From what I can remember from geology, the thermohaline currents follow the ocean trenches because they are the deepest point where the cold, dense water accumulates. This is also the reason that the ocean trenches are the coldest place on earth.

If my memory serves me correctly, the sun heats the surface water, which sits on the top. As the water reaches the poles, it cools and begins to sink. This cold water then gets pushed along the trenches until it warms in the Pacific and Indian oceans, losing density and rising to the surface, the cycle then repeats itself in perpetuity.


What effect do the ocean trenches have on ocean currents? It seems like the large trenches in below the sea's surface would have a big impact on the way that currents run and the types of ecosystems in the ocean. Do ocean currents run parallel to the trenches?

Are they so cold because they are the coldest part of the thermohaline cycle? I would be interested in learning a little more about the effect that ocean trenches have on currents.


@Oceana - That is very interesting! I would have thought that with all of that volcanic activity nearby, the trench would be fairly warm!


I read that the Mariana Trench is one of the coldest regions in the world. The temperatures there fall between 34 and 39 degrees Fahrenheit.


Deep sea life fascinates me. It amazes me how any creature could withstand the extreme amount of pressure in an ocean trench.

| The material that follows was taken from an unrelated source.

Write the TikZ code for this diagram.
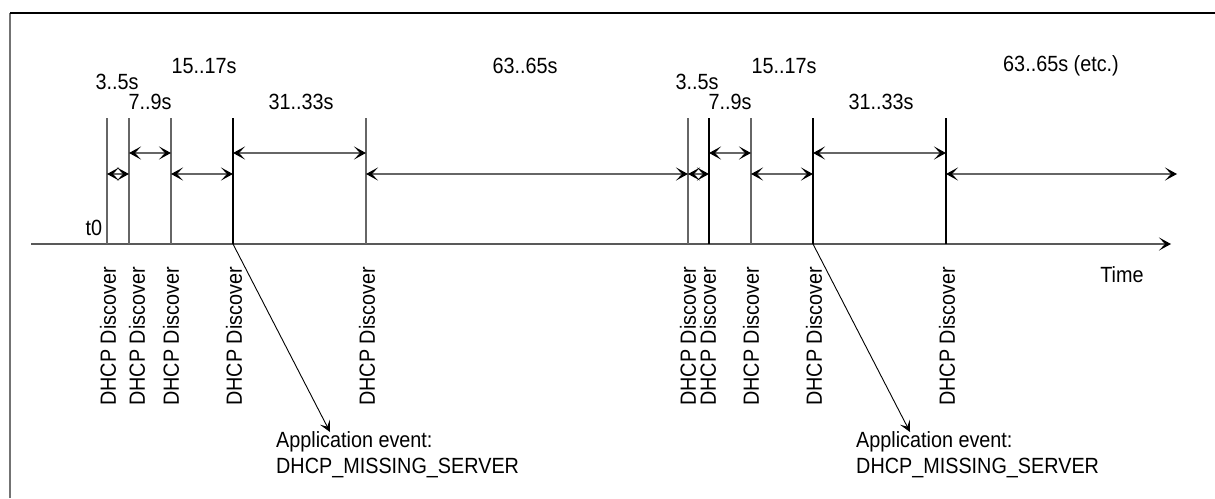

I read that a team of scientists exploring the Peru-Chile trench, located in the Southeast Pacific, found an entirely new species of snailfish there at a depth of 7000m. Along with the snailfish, they found cusk-eels and big crustacean scavengers, called amphipods. Scientists didn’t know that such a large number of them lived that deep in the trench.

One group of these are called Eurythenes. These shrimp-like scavengers were the biggest ever found to live at such a depth.